_WHAT TO WORK ON_
Look through the data below. Pick out the lines holding the string "that".
########################################
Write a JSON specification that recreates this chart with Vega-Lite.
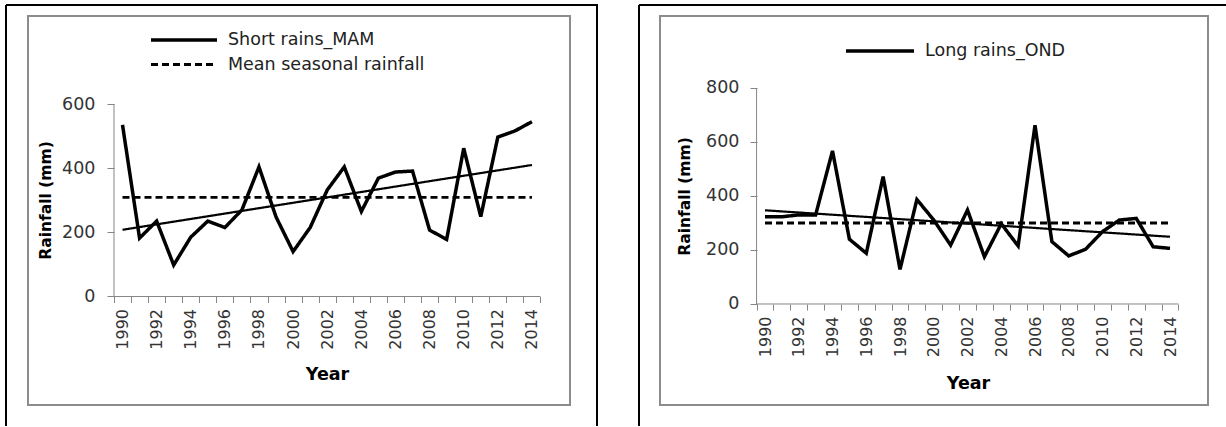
{
  "$schema": "https://vega.github.io/schema/vega-lite/v6.json",
  "background": "white",
  "padding": {"left": 5, "top": 4, "right": 0, "bottom": 0},
  "spacing": 40,
  "config": {"font": "DejaVu Sans", "axis": {"grid": false}},
  "resolve": {"scale": {"strokeDash": "independent", "strokeWidth": "independent"}, "legend": {"strokeDash": "independent", "strokeWidth": "independent"}},
  "datasets": {
    "mam": [
      {"year": 1990, "series": "Short rains_MAM", "value": 535},
      {"year": 1991, "series": "Short rains_MAM", "value": 182},
      {"year": 1992, "series": "Short rains_MAM", "value": 235},
      {"year": 1993, "series": "Short rains_MAM", "value": 98},
      {"year": 1994, "series": "Short rains_MAM", "value": 185},
      {"year": 1995, "series": "Short rains_MAM", "value": 235},
      {"year": 1996, "series": "Short rains_MAM", "value": 215},
      {"year": 1997, "series": "Short rains_MAM", "value": 270},
      {"year": 1998, "series": "Short rains_MAM", "value": 404},
      {"year": 1999, "series": "Short rains_MAM", "value": 248},
      {"year": 2000, "series": "Short rains_MAM", "value": 140},
      {"year": 2001, "series": "Short rains_MAM", "value": 215},
      {"year": 2002, "series": "Short rains_MAM", "value": 332},
      {"year": 2003, "series": "Short rains_MAM", "value": 404},
      {"year": 2004, "series": "Short rains_MAM", "value": 265},
      {"year": 2005, "series": "Short rains_MAM", "value": 369},
      {"year": 2006, "series": "Short rains_MAM", "value": 388},
      {"year": 2007, "series": "Short rains_MAM", "value": 391},
      {"year": 2008, "series": "Short rains_MAM", "value": 207},
      {"year": 2009, "series": "Short rains_MAM", "value": 178},
      {"year": 2010, "series": "Short rains_MAM", "value": 462},
      {"year": 2011, "series": "Short rains_MAM", "value": 249},
      {"year": 2012, "series": "Short rains_MAM", "value": 497},
      {"year": 2013, "series": "Short rains_MAM", "value": 516},
      {"year": 2014, "series": "Short rains_MAM", "value": 545},
      {"year": 1990, "series": "Mean seasonal rainfall", "value": 309},
      {"year": 2014, "series": "Mean seasonal rainfall", "value": 309},
      {"year": 1990, "series": "Trend", "value": 208},
      {"year": 2014, "series": "Trend", "value": 410}
    ],
    "ond": [
      {"year": 1990, "series": "Long rains_OND", "value": 323},
      {"year": 1991, "series": "Long rains_OND", "value": 323},
      {"year": 1992, "series": "Long rains_OND", "value": 330},
      {"year": 1993, "series": "Long rains_OND", "value": 330},
      {"year": 1994, "series": "Long rains_OND", "value": 567},
      {"year": 1995, "series": "Long rains_OND", "value": 240},
      {"year": 1996, "series": "Long rains_OND", "value": 188},
      {"year": 1997, "series": "Long rains_OND", "value": 472},
      {"year": 1998, "series": "Long rains_OND", "value": 128},
      {"year": 1999, "series": "Long rains_OND", "value": 387},
      {"year": 2000, "series": "Long rains_OND", "value": 311},
      {"year": 2001, "series": "Long rains_OND", "value": 218},
      {"year": 2002, "series": "Long rains_OND", "value": 348},
      {"year": 2003, "series": "Long rains_OND", "value": 175},
      {"year": 2004, "series": "Long rains_OND", "value": 297},
      {"year": 2005, "series": "Long rains_OND", "value": 215},
      {"year": 2006, "series": "Long rains_OND", "value": 662},
      {"year": 2007, "series": "Long rains_OND", "value": 231},
      {"year": 2008, "series": "Long rains_OND", "value": 178},
      {"year": 2009, "series": "Long rains_OND", "value": 203},
      {"year": 2010, "series": "Long rains_OND", "value": 268},
      {"year": 2011, "series": "Long rains_OND", "value": 311},
      {"year": 2012, "series": "Long rains_OND", "value": 317},
      {"year": 2013, "series": "Long rains_OND", "value": 212},
      {"year": 2014, "series": "Long rains_OND", "value": 206},
      {"year": 1990, "series": "Mean seasonal rainfall", "value": 300},
      {"year": 2014, "series": "Mean seasonal rainfall", "value": 300},
      {"year": 1990, "series": "Trend", "value": 347},
      {"year": 2014, "series": "Trend", "value": 249}
    ]
  },
  "hconcat": [
    {
      "width": 591,
      "height": 421,
      "view": {"stroke": "black", "strokeWidth": 2, "strokeDash": [1012, 591, 421, 0]},
      "resolve": {"axis": {"x": "independent", "y": "independent"}},
      "layer": [
        {
          "data": {"values": [{"part": "chart area"}]},
          "mark": {"type": "rect", "filled": false, "color": "#8c8c8c", "strokeWidth": 2},
          "encoding": {
            "x": {"datum": 1984.461, "type": "quantitative", "scale": {"domain": [1983.171, 2017.813], "nice": false, "zero": false}, "axis": null},
            "x2": {"datum": 2016.231},
            "y": {"datum": 874.4, "type": "quantitative", "scale": {"domain": [-403.7, 908.7], "nice": false, "zero": false}, "axis": null},
            "y2": {"datum": -338.2}
          }
        },
        {
          "data": {"values": [{"part": "value axis line"}]},
          "mark": {"type": "rule", "color": "#868686", "strokeWidth": 1},
          "encoding": {
            "x": {"datum": 1989.5, "type": "quantitative", "axis": null},
            "y": {"datum": 0, "type": "quantitative", "axis": null},
            "y2": {"datum": 600}
          }
        },
        {
          "data": {"values": [{"part": "category axis line"}]},
          "mark": {"type": "rule", "color": "#868686", "strokeWidth": 1},
          "encoding": {
            "x": {"datum": 1989.5, "type": "quantitative", "axis": {"orient": "bottom", "offset": -129.5, "values": [1989.5, 1990.5, 1991.5, 1992.5, 1993.5, 1994.5, 1995.5, 1996.5, 1997.5, 1998.5, 1999.5, 2000.5, 2001.5, 2002.5, 2003.5, 2004.5, 2005.5, 2006.5, 2007.5, 2008.5, 2009.5, 2010.5, 2011.5, 2012.5, 2013.5, 2014.5], "labels": false, "ticks": true, "tickSize": 6, "tickColor": "#868686", "domain": false, "grid": false, "title": null}},
            "x2": {"datum": 2014.5},
            "y": {"datum": 0, "type": "quantitative", "axis": null}
          }
        },
        {
          "data": {"name": "mam"},
          "mark": {"type": "line", "color": "black"},
          "encoding": {
            "x": {"field": "year", "type": "quantitative", "axis": {"orient": "bottom", "offset": -129.5, "values": [1990, 1992, 1994, 1996, 1998, 2000, 2002, 2004, 2006, 2008, 2010, 2012, 2014], "format": "d", "labelAngle": -90, "ticks": false, "domain": false, "grid": false, "labelPadding": 12, "labelFontSize": 16, "labelColor": "#333", "labelFlush": false, "labelOverlap": false, "labelBound": false, "title": "Year", "titleFontSize": 17.5, "titleFontWeight": "bold", "titleColor": "black", "titleX": 321, "titleY": 78, "titleAngle": 0, "titleAlign": "center", "titleBaseline": "middle"}},
            "y": {"field": "value", "type": "quantitative", "axis": {"orient": "left", "offset": -108, "values": [0, 200, 400, 600], "format": "d", "domain": false, "grid": false, "ticks": true, "tickSize": 7, "tickColor": "#868686", "labelPadding": 12, "labelFontSize": 17.5, "labelColor": "#333", "labelFlush": false, "labelOverlap": false, "title": "Rainfall (mm)", "titleFontSize": 15.5, "titleFontWeight": "bold", "titleColor": "black", "titleX": -69, "titleY": 195, "titleAngle": -90, "titleAlign": "center", "titleBaseline": "middle"}},
            "strokeDash": {"field": "series", "type": "nominal", "scale": {"domain": ["Short rains_MAM", "Mean seasonal rainfall", "Trend"], "range": [[1, 0], [7, 4], [1, 0]]}, "legend": {"orient": "none", "legendX": 166, "legendY": 23, "title": null, "values": ["Short rains_MAM", "Mean seasonal rainfall"], "symbolType": "M-3.3,0H3.3", "symbolSize": 400, "symbolStrokeWidth": 3, "symbolStrokeColor": "black", "labelFontSize": 17.5, "labelColor": "#222", "labelOffset": 32, "labelLimit": 400, "rowPadding": 4, "padding": 0}},
            "strokeWidth": {"field": "series", "type": "nominal", "scale": {"domain": ["Short rains_MAM", "Mean seasonal rainfall", "Trend"], "range": [3.5, 2.2, 1.2]}, "legend": null}
          }
        }
      ]
    },
    {
      "width": 588,
      "height": 421,
      "view": {"stroke": "black", "strokeWidth": 2, "strokeDash": [588, 1009, 421, 0]},
      "resolve": {"axis": {"x": "independent", "y": "independent"}},
      "layer": [
        {
          "data": {"values": [{"part": "chart area"}]},
          "mark": {"type": "rect", "filled": false, "color": "#8c8c8c", "strokeWidth": 2},
          "encoding": {
            "x": {"datum": 1983.777, "type": "quantitative", "scale": {"domain": [1982.533, 2017.377], "nice": false, "zero": false}, "axis": null},
            "x2": {"datum": 2016.252},
            "y": {"datum": 1066.7, "type": "quantitative", "scale": {"domain": [-451.9, 1107.4], "nice": false, "zero": false}, "axis": null},
            "y2": {"datum": -374.1}
          }
        },
        {
          "data": {"values": [{"part": "value axis line"}]},
          "mark": {"type": "rule", "color": "#868686", "strokeWidth": 1},
          "encoding": {
            "x": {"datum": 1989.5, "type": "quantitative", "axis": null},
            "y": {"datum": 0, "type": "quantitative", "axis": null},
            "y2": {"datum": 800}
          }
        },
        {
          "data": {"values": [{"part": "category axis line"}]},
          "mark": {"type": "rule", "color": "#868686", "strokeWidth": 1},
          "encoding": {
            "x": {"datum": 1989.5, "type": "quantitative", "axis": {"orient": "bottom", "offset": -122, "values": [1989.5, 1990.5, 1991.5, 1992.5, 1993.5, 1994.5, 1995.5, 1996.5, 1997.5, 1998.5, 1999.5, 2000.5, 2001.5, 2002.5, 2003.5, 2004.5, 2005.5, 2006.5, 2007.5, 2008.5, 2009.5, 2010.5, 2011.5, 2012.5, 2013.5, 2014.5], "labels": false, "ticks": true, "tickSize": 6, "tickColor": "#868686", "domain": false, "grid": false, "title": null}},
            "x2": {"datum": 2014.5},
            "y": {"datum": 0, "type": "quantitative", "axis": null}
          }
        },
        {
          "data": {"name": "ond"},
          "mark": {"type": "line", "color": "black"},
          "encoding": {
            "x": {"field": "year", "type": "quantitative", "axis": {"orient": "bottom", "offset": -122, "values": [1990, 1992, 1994, 1996, 1998, 2000, 2002, 2004, 2006, 2008, 2010, 2012, 2014], "format": "d", "labelAngle": -90, "ticks": false, "domain": false, "grid": false, "labelPadding": 12, "labelFontSize": 16, "labelColor": "#333", "labelFlush": false, "labelOverlap": false, "labelBound": false, "title": "Year", "titleFontSize": 17.5, "titleFontWeight": "bold", "titleColor": "black", "titleX": 329, "titleY": 79, "titleAngle": 0, "titleAlign": "center", "titleBaseline": "middle"}},
            "y": {"field": "value", "type": "quantitative", "axis": {"orient": "left", "offset": -118, "values": [0, 200, 400, 600, 800], "format": "d", "domain": false, "grid": false, "ticks": true, "tickSize": 7, "tickColor": "#868686", "labelPadding": 11, "labelFontSize": 17.5, "labelColor": "#333", "labelFlush": false, "labelOverlap": false, "title": "Rainfall (mm)", "titleFontSize": 15.5, "titleFontWeight": "bold", "titleColor": "black", "titleX": -73, "titleY": 191, "titleAngle": -90, "titleAlign": "center", "titleBaseline": "middle"}},
            "strokeDash": {"field": "series", "type": "nominal", "scale": {"domain": ["Long rains_OND", "Mean seasonal rainfall", "Trend"], "range": [[1, 0], [7, 4], [1, 0]]}, "legend": {"orient": "none", "legendX": 229, "legendY": 34, "title": null, "values": ["Long rains_OND"], "symbolType": "M-3.4,0H3.4", "symbolSize": 400, "symbolStrokeWidth": 3.5, "symbolStrokeColor": "black", "labelFontSize": 17.5, "labelColor": "#222", "labelOffset": 33, "labelLimit": 400, "padding": 0}},
            "strokeWidth": {"field": "series", "type": "nominal", "scale": {"domain": ["Long rains_OND", "Mean seasonal rainfall", "Trend"], "range": [3.5, 2.2, 1.2]}, "legend": null}
          }
        }
      ]
    }
  ]
}
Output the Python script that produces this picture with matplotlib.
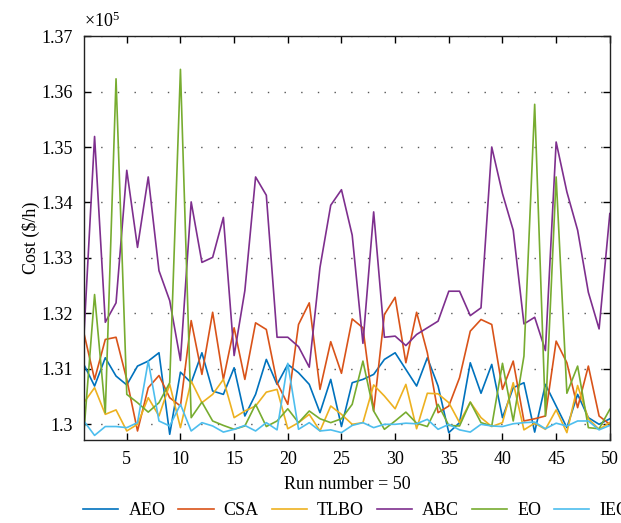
import matplotlib.pyplot as plt
from matplotlib.ticker import FormatStrFormatter

# cost values per run, in units of 1e5 $/h
runs = list(range(1, 51))

aeo = [1.3108, 1.3069, 1.3120, 1.3087, 1.3071, 1.3105, 1.3114, 1.3129, 1.2982, 1.3094,
       1.3075, 1.3129, 1.3060, 1.3054, 1.3102, 1.3015, 1.3054, 1.3117, 1.3072, 1.3108,
       1.3093, 1.3072, 1.3021, 1.3081, 1.2996, 1.3075, 1.3081, 1.3090, 1.3117, 1.3129,
       1.3099, 1.3069, 1.3120, 1.3069, 1.2985, 1.3003, 1.3111, 1.3056, 1.3108, 1.3012,
       1.3066, 1.3075, 1.2986, 1.3072, 1.3033, 1.2994, 1.3054, 1.3012, 1.3000, 1.3010]

csa = [1.3165, 1.3081, 1.3153, 1.3157, 1.3081, 1.2988, 1.3066, 1.3088, 1.3048, 1.3033,
       1.3187, 1.3090, 1.3202, 1.3081, 1.3174, 1.3081, 1.3183, 1.3171, 1.3075, 1.3036,
       1.3180, 1.3219, 1.3063, 1.3149, 1.3092, 1.3190, 1.3174, 1.3024, 1.3198, 1.3229,
       1.3111, 1.3202, 1.3129, 1.3021, 1.3033, 1.3084, 1.3168, 1.3189, 1.3180, 1.3063,
       1.3114, 1.3006, 1.3010, 1.3015, 1.3150, 1.3111, 1.3030, 1.3105, 1.3015, 1.3000]

tlbo = [1.3039, 1.3066, 1.3018, 1.3026, 1.2988, 1.3000, 1.3048, 1.3015, 1.3072, 1.2994,
        1.3078, 1.3039, 1.3054, 1.3081, 1.3012, 1.3024, 1.3033, 1.3058, 1.3063, 1.2992,
        1.3003, 1.3018, 1.2988, 1.3033, 1.3018, 1.3000, 1.3003, 1.3071, 1.3051, 1.3028,
        1.3072, 1.2992, 1.3056, 1.3055, 1.3039, 1.3003, 1.3040, 1.3012, 1.2996, 1.3003,
        1.3075, 1.2990, 1.3002, 1.2991, 1.3026, 1.2985, 1.3070, 1.3010, 1.2991, 1.3003]

abc = [1.3157, 1.3519, 1.3184, 1.3219, 1.3458, 1.3319, 1.3446, 1.3277, 1.3223, 1.3115,
       1.3401, 1.3292, 1.3301, 1.3373, 1.3124, 1.3241, 1.3446, 1.3413, 1.3157, 1.3157,
       1.3140, 1.3103, 1.3283, 1.3395, 1.3423, 1.3341, 1.3146, 1.3383, 1.3157, 1.3159,
       1.3142, 1.3162, 1.3174, 1.3186, 1.3240, 1.3240, 1.3196, 1.3210, 1.3500, 1.3416,
       1.3350, 1.3181, 1.3193, 1.3133, 1.3509, 1.3419, 1.3350, 1.3238, 1.3172, 1.3380]

eo = [1.2984, 1.3234, 1.3021, 1.3623, 1.3054, 1.3039, 1.3022, 1.3039, 1.3075, 1.3640,
      1.3012, 1.3040, 1.3006, 1.2998, 1.2991, 1.2997, 1.3036, 1.2996, 1.3006, 1.3028,
      1.3003, 1.3024, 1.3010, 1.3003, 1.3010, 1.3036, 1.3114, 1.3024, 1.2991, 1.3006,
      1.3022, 1.3002, 1.2996, 1.3036, 1.2998, 1.2997, 1.3040, 1.3003, 1.2997, 1.3110,
      1.3006, 1.3123, 1.3577, 1.3015, 1.3446, 1.3056, 1.3105, 1.2994, 1.2992, 1.3027]

ieo = [1.3006, 1.2980, 1.2996, 1.2996, 1.2994, 1.3003, 1.3114, 1.3006, 1.2997, 1.3036,
       1.2988, 1.3003, 1.2997, 1.2986, 1.2991, 1.2998, 1.2988, 1.3003, 1.2990, 1.3110,
       1.2991, 1.3003, 1.2988, 1.2990, 1.2985, 1.2998, 1.3003, 1.2994, 1.3000, 1.3000,
       1.3002, 1.3001, 1.3009, 1.2991, 1.3000, 1.2990, 1.2986, 1.3000, 1.2997, 1.2996,
       1.3001, 1.3003, 1.3004, 1.2992, 1.3002, 1.2997, 1.3006, 1.3006, 1.2990, 1.2998]

labels = ["AEO", "CSA", "TLBO", "ABC", "EO", "IEO"]
colors = ["#0072BD", "#D95319", "#EDB120", "#7E2F8E", "#77AC30", "#4DBEEE"]

plt.rcParams["font.family"] = ["Liberation Serif", "DejaVu Serif"]
plt.rcParams["font.size"] = 13
plt.rcParams["mathtext.fontset"] = "custom"
plt.rcParams["mathtext.rm"] = "Liberation Serif"
plt.rcParams["mathtext.default"] = "rm"

fig = plt.figure(figsize=(6.21, 5.23), dpi=100)
ax = fig.add_axes([0.135, 0.159, 0.847, 0.772])

for series, lab, col in zip([aeo, csa, tlbo, abc, eo, ieo], labels, colors):
    ax.plot(runs, series, color=col, linewidth=1.2, label=lab)

ax.set_xlim(1, 50)
ax.set_ylim(1.2972, 1.37)
ax.set_xticks(range(5, 51, 5))
ax.set_yticks([1.30, 1.31, 1.32, 1.33, 1.34, 1.35, 1.36, 1.37])
ax.yaxis.set_major_formatter(FormatStrFormatter("%g"))
ax.tick_params(direction="in", top=True, right=True, length=5, width=1, pad=8)
ax.yaxis.grid(True, linestyle=(0, (1, 11)), color="#555555", linewidth=1.0)
for s in ax.spines.values():
    s.set_linewidth(1.0)
    s.set_color("#222222")

ax.text(0.0, 1.012, r"$\times10^5$", transform=ax.transAxes, ha="left", va="bottom", fontsize=13)
ax.set_xlabel("Run number = 50", labelpad=6)
ax.set_ylabel("Cost ($/h)", labelpad=1)

# legend row runs past the right edge, as in the original figure
fig.legend(loc="center left", bbox_to_anchor=(0.134, 0.023), ncol=6, frameon=False,
           handlelength=1.95, columnspacing=0.72, handletextpad=0.55, fontsize=13,
           borderaxespad=0, borderpad=0)

fig.savefig("out.png", dpi=100)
########################################
_RESPONSE TO THE EXERCISE_
Write a JSON specification that recreates this chart with Vega-Lite.
Output the Python script that produces this picture with matplotlib.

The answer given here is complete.